(WVUE) - Researchers studying proposed sediment diversions on the Mississippi River will have a giant new tool soon, a 90 x 120 foot physical model of the river and the delta it built.
"179 miles of river, from Donaldsonville to the Gulf of Mexico," said Rudy Simoneaux, Project Manager for the Louisiana Coastal Protection and Restoration Authority.
The new Center for River Studies in Baton Rouge houses the Lower Mississippi River Physical Model, which CPRA calls "state of the art."
The state's coastal master plan envisions large projects to deliver fresh water and sediment into areas of marsh and shallow bays. Engineering work is already underway on the Mid-Barataria Sediment Diversion project planned for the Myrtle Grove area on the west bank of Plaquemines Parish.
In this age of sophisticated computer modeling, the physical model is designed to supplement research.
"The last thing we want to do is build a billion-dollar project in the wrong location," Simoneaux said.
The diversions are planned along bends in the river where natural sand bars build up over time.
"The model doesn't so much focus on how much land we'll build, but how does the river extract sediment from its bed," Simoneaux said.
Just as importantly, it aims to help answer how one diversion would affect another downriver or the effects on navigation. The model is built out of high-density foam - complete with water - and the ground plastic laying on the "river bed" to depict sand. One hundred hours of operating the model mimics 100 years of change. It replaces a smaller, far less sophisticated physical model built a couple decades ago.
Cecil Soileau, an engineer for 54 years, worked on both models but calls this one the opportunity of a lifetime.
"Everything that has to go into this model has never been done before," Soileau said. "So, everything has to be designed and built from scratch."
The new model is more sophisticated, thanks partly to modern computer and satellite technology. It includes 216 individual panels, with the river channel carved by an industrial router, pieced together like a giant jigsaw puzzle.
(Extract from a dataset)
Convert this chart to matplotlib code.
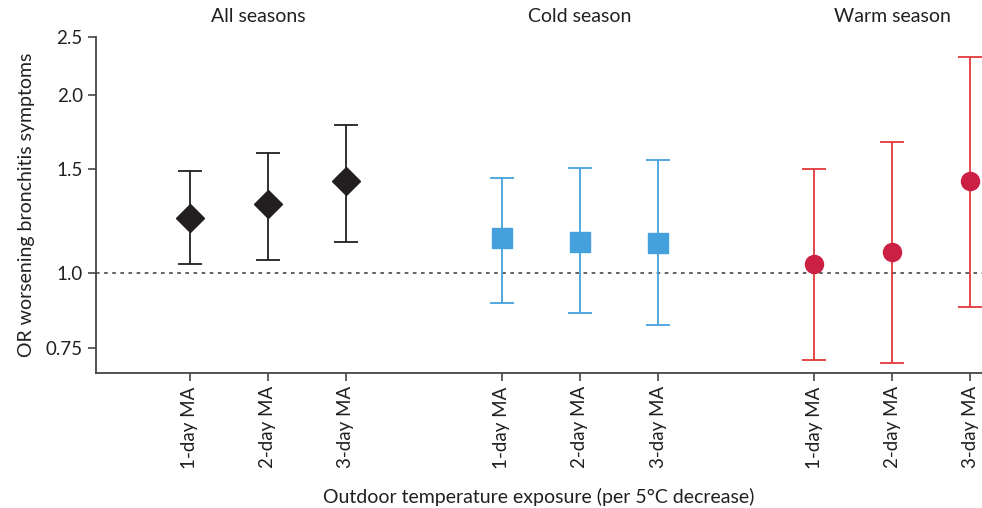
import matplotlib.pyplot as plt
import numpy as np

plt.rcParams['font.family'] = ['Lato', 'DejaVu Sans']

groups = ['All seasons', 'Cold season', 'Warm season']
lags = ['1-day MA', '2-day MA', '3-day MA']

or_all = [1.24, 1.31, 1.43]
lo_all = [1.036, 1.052, 1.129]
hi_all = [1.486, 1.595, 1.78]

or_cold = [1.147, 1.129, 1.125]
lo_cold = [0.892, 0.858, 0.819]
hi_cold = [1.446, 1.504, 1.552]

or_warm = [1.036, 1.086, 1.429]
lo_warm = [0.714, 0.708, 0.879]
hi_warm = [1.50, 1.665, 2.315]

yticks = [0.75, 1.0, 1.5, 2.0, 2.5]

fig = plt.figure(figsize=(9.82, 5.08), dpi=100)
ax = fig.add_axes([96/982, 135/508, 886/982, 336/508])

styles = [
    dict(color='#231f20', ecolor='#231f20', marker='D', ms=14),
    dict(color='#45a1dc', ecolor='#45a1dc', marker='s', ms=14),
    dict(color='#cc1f44', ecolor='#e0383a', marker='o', ms=13),
]
data = [(or_all, lo_all, hi_all), (or_cold, lo_cold, hi_cold), (or_warm, lo_warm, hi_warm)]

xpos = []
for g, ((est, lo, hi), st) in enumerate(zip(data, styles)):
    x = np.arange(3) + 4 * g
    xpos.extend(x)
    est = np.array(est); lo = np.array(lo); hi = np.array(hi)
    ax.errorbar(x, est, yerr=[est - lo, hi - est], fmt=st['marker'],
                color=st['color'], ecolor=st['ecolor'], ms=st['ms'],
                mec=st['color'], elinewidth=1.3, capsize=8.5, capthick=1.3, zorder=3)
    ax.text(x[1] - (0.12 if g == 0 else 0), 1.035, groups[g], transform=ax.get_xaxis_transform(),
            ha='center', va='bottom', fontsize=14, color='#231f20')

ax.axhline(1.0, color='#555555', ls=(0, (2, 2.5)), lw=1.3, zorder=1)

ax.set_yscale('log')
ax.set_ylim(0.68, 2.5)
ax.set_xlim(-1.2, 10.15)
ax.set_yticks(yticks)
ax.set_yticklabels(['0.75', '1.0', '1.5', '2.0', '2.5'])
ax.minorticks_off()
ax.set_xticks(xpos)
ax.set_xticklabels(lags * 3, rotation=90)

for s in ['top', 'right']:
    ax.spines[s].set_visible(False)
for s in ['left', 'bottom']:
    ax.spines[s].set_color('#444444')
    ax.spines[s].set_linewidth(1.3)
ax.tick_params(axis='both', length=6, width=1.2, color='#444444', labelsize=13.5,
               labelcolor='#231f20')

ax.set_ylabel('OR worsening bronchitis symptoms', fontsize=14, color='#231f20', labelpad=8)
ax.set_xlabel('Outdoor temperature exposure (per 5°C decrease)', fontsize=14,
              color='#231f20', labelpad=14)

fig.savefig('out.png', dpi=100)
"We took the whole surface, we broke it into 216 individual 3D files, put it in that computer and the router does the rest," Simoneaux said.
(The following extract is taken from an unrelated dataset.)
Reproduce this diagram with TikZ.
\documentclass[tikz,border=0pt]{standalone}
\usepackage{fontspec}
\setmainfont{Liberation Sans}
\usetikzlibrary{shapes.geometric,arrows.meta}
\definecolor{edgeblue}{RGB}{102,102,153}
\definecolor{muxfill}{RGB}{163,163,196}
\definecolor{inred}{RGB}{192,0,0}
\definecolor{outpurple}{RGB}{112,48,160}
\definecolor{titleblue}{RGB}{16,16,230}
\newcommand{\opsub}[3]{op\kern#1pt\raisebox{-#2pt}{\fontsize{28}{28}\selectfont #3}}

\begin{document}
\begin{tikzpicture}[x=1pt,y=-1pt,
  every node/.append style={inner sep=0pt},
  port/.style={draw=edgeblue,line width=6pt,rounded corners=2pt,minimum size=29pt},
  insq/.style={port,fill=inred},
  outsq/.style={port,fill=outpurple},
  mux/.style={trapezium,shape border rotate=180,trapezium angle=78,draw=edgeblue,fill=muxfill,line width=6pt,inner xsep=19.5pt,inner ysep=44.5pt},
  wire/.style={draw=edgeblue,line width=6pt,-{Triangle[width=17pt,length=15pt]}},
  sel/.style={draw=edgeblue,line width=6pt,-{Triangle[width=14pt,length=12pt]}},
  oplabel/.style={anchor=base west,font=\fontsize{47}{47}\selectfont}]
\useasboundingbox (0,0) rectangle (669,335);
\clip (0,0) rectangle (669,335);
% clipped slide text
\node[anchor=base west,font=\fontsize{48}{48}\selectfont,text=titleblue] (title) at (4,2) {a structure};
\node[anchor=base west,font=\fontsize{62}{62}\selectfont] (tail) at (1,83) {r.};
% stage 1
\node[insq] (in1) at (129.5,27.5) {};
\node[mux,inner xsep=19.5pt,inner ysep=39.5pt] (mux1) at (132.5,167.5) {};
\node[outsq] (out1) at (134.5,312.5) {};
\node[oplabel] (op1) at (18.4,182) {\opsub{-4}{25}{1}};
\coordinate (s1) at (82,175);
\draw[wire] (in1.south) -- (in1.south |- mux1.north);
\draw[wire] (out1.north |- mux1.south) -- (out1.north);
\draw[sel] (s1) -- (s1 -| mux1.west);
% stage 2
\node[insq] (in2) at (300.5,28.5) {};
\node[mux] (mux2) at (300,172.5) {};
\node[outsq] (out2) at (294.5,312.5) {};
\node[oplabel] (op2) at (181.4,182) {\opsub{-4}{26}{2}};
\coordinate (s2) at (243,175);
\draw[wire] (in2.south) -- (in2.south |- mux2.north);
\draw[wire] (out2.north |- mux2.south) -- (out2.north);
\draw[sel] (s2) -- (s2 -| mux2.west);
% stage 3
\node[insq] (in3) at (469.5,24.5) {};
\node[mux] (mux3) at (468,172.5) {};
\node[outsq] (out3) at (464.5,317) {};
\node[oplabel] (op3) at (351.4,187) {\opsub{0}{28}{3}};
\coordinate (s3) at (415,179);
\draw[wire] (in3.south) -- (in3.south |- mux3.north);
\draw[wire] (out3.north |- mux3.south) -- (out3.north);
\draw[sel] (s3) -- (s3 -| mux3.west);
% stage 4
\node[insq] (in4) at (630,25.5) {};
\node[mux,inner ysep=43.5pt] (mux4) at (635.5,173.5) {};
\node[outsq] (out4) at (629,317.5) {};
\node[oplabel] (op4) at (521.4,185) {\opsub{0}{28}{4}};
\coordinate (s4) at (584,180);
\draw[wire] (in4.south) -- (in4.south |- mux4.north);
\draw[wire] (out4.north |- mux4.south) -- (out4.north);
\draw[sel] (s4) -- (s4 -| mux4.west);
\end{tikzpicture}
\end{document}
The model itself stays white while 20 projectors mounted near the ceiling add the greens, blues and browns of the Louisiana landscape.
"You could put whatever you wanted up there," Simoneaux said. "You could put what a hurricane does to South Louisiana."
Officially, the center for river studies contains room for research facilities, classrooms, and a one-of-kind field trip.
"We can show them the power of the river."
LSU will operate the physical model once it is complete in the next couple of months.
While the state will offer school tours, Simoneaux said managers are still deciding how or whether it might be open to limited viewing by the general public.